** GOAL **
Your task is to retype the lines from the opening of the material through the line that includes "top, bot = 34, 341". Do not copy the pictures.

** STORED DATA **
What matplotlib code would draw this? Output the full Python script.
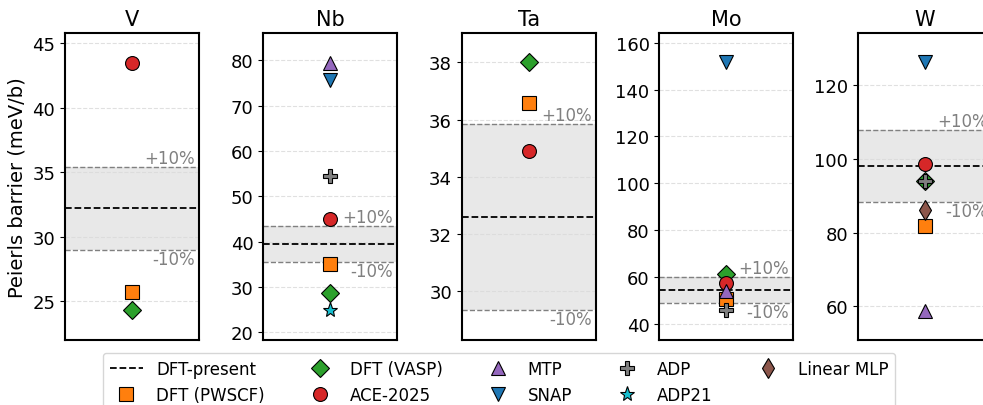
import matplotlib
matplotlib.use("Agg")
import matplotlib.pyplot as plt
from matplotlib.lines import Line2D
import numpy as np

elements = ["V", "Nb", "Ta", "Mo", "W"]
dft_present = [32.2, 39.5, 32.6, 54.6, 98.1]

# values per method for each element (None = not available)
dft_pwscf = [25.7, 35.1, 36.6, 50.5, 81.9]
dft_vasp = [24.3, 28.6, 38.0, 61.5, 94.1]
ace_2025 = [43.5, 44.9, 34.9, 57.7, 98.6]
mtp = [None, 79.4, None, 54.0, 58.8]
snap = [None, 75.6, None, 151.9, 126.2]
adp = [None, 54.4, None, 46.0, 94.1]
adp21 = [None, 24.9, None, None, None]
linear_mlp = [None, None, None, None, 86.0]

ylims = [(22.0, 45.8), (18.3, 86.0), (28.3, 39.03), (33.2, 164.1), (50.9, 134.1)]
yticks = [[25, 30, 35, 40, 45], [20, 30, 40, 50, 60, 70, 80], [30, 32, 34, 36, 38],
          [40, 60, 80, 100, 120, 140, 160], [60, 80, 100, 120]]

methods = [
    ("DFT (PWSCF)", dft_pwscf, "s", "#ff7f0e", 10),
    ("DFT (VASP)", dft_vasp, "D", "#2ca02c", 9),
    ("ACE-2025", ace_2025, "o", "#d62728", 10),
    ("MTP", mtp, "^", "#9467bd", 10),
    ("SNAP", snap, "v", "#1f77b4", 10),
    ("ADP", adp, "P", "#808080", 10),
    ("ADP21", adp21, "*", "#17becf", 11),
    ("Linear MLP", linear_mlp, "d", "#8c564b", 10),
]

W, H = 983, 406
fig = plt.figure(figsize=(W / 100, H / 100), dpi=100)
lefts = [65, 263.3, 461.7, 659.3, 857.7]
ax_w = 134
top, bot = 34, 341

for i, el in enumerate(elements):
    ax = fig.add_axes([lefts[i] / W, (H - bot) / H, ax_w / W, (bot - top) / H])
    ref = dft_present[i]
    lo, hi = ref * 0.9, ref * 1.1
    ax.axhspan(lo, hi, color="#e8e8e8", zorder=0, lw=0)
    ax.axhline(ref, color="black", ls="--", lw=1.3, zorder=1)
    ax.axhline(hi, color="gray", ls="--", lw=1.0, zorder=1)
    ax.axhline(lo, color="gray", ls="--", lw=1.0, zorder=1)
    ax.text(0.97, hi, "+10%", transform=ax.get_yaxis_transform(), ha="right", va="bottom",
            color="gray", fontsize=12)
    ax.text(0.97, lo, "-10%", transform=ax.get_yaxis_transform(), ha="right", va="top",
            color="gray", fontsize=12)
    for name, vals, mk, col, ms in methods:
        v = vals[i]
        if v is None:
            continue
        ax.plot([0], [v], marker=mk, color=col, markeredgecolor="black",
                markeredgewidth=0.8, markersize=ms, ls="none", zorder=3)
    ax.set_xlim(-1, 1)
    ax.set_ylim(*ylims[i])
    ax.set_yticks(yticks[i])
    ax.set_xticks([])
    ax.yaxis.grid(True, ls="--", color="#d9d9d9", lw=0.8, alpha=0.8, zorder=0)
    ax.set_axisbelow(True)
    ax.tick_params(axis="y", labelsize=13)
    for s in ax.spines.values():
        s.set_linewidth(1.5)
    ax.set_title(el, fontsize=15, pad=6)
    if i == 0:
        ax.set_ylabel("Peierls barrier (meV/b)", fontsize=14)

handles = [Line2D([], [], color="black", ls="--", lw=1.3, label="DFT-present")]
for name, vals, mk, col, ms in methods:
    handles.append(Line2D([], [], marker=mk, color=col, markeredgecolor="black",
                          markeredgewidth=0.8, markersize=ms, ls="none", label=name))

fig.legend(handles=handles, ncol=5, loc="upper left",
           bbox_to_anchor=(103 / W, (H - 354) / H), fontsize=12,
           frameon=True, handlelength=2.0, columnspacing=2.3, borderaxespad=0)

fig.savefig("out.png", dpi=100)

** SOLUTION TO THIS TASK **
What matplotlib code would draw this? Output the full Python script.
import matplotlib
matplotlib.use("Agg")
import matplotlib.pyplot as plt
from matplotlib.lines import Line2D
import numpy as np

elements = ["V", "Nb", "Ta", "Mo", "W"]
dft_present = [32.2, 39.5, 32.6, 54.6, 98.1]

# values per method for each element (None = not available)
dft_pwscf = [25.7, 35.1, 36.6, 50.5, 81.9]
dft_vasp = [24.3, 28.6, 38.0, 61.5, 94.1]
ace_2025 = [43.5, 44.9, 34.9, 57.7, 98.6]
mtp = [None, 79.4, None, 54.0, 58.8]
snap = [None, 75.6, None, 151.9, 126.2]
adp = [None, 54.4, None, 46.0, 94.1]
adp21 = [None, 24.9, None, None, None]
linear_mlp = [None, None, None, None, 86.0]

ylims = [(22.0, 45.8), (18.3, 86.0), (28.3, 39.03), (33.2, 164.1), (50.9, 134.1)]
yticks = [[25, 30, 35, 40, 45], [20, 30, 40, 50, 60, 70, 80], [30, 32, 34, 36, 38],
          [40, 60, 80, 100, 120, 140, 160], [60, 80, 100, 120]]

methods = [
    ("DFT (PWSCF)", dft_pwscf, "s", "#ff7f0e", 10),
    ("DFT (VASP)", dft_vasp, "D", "#2ca02c", 9),
    ("ACE-2025", ace_2025, "o", "#d62728", 10),
    ("MTP", mtp, "^", "#9467bd", 10),
    ("SNAP", snap, "v", "#1f77b4", 10),
    ("ADP", adp, "P", "#808080", 10),
    ("ADP21", adp21, "*", "#17becf", 11),
    ("Linear MLP", linear_mlp, "d", "#8c564b", 10),
]

W, H = 983, 406
fig = plt.figure(figsize=(W / 100, H / 100), dpi=100)
lefts = [65, 263.3, 461.7, 659.3, 857.7]
ax_w = 134
top, bot = 34, 341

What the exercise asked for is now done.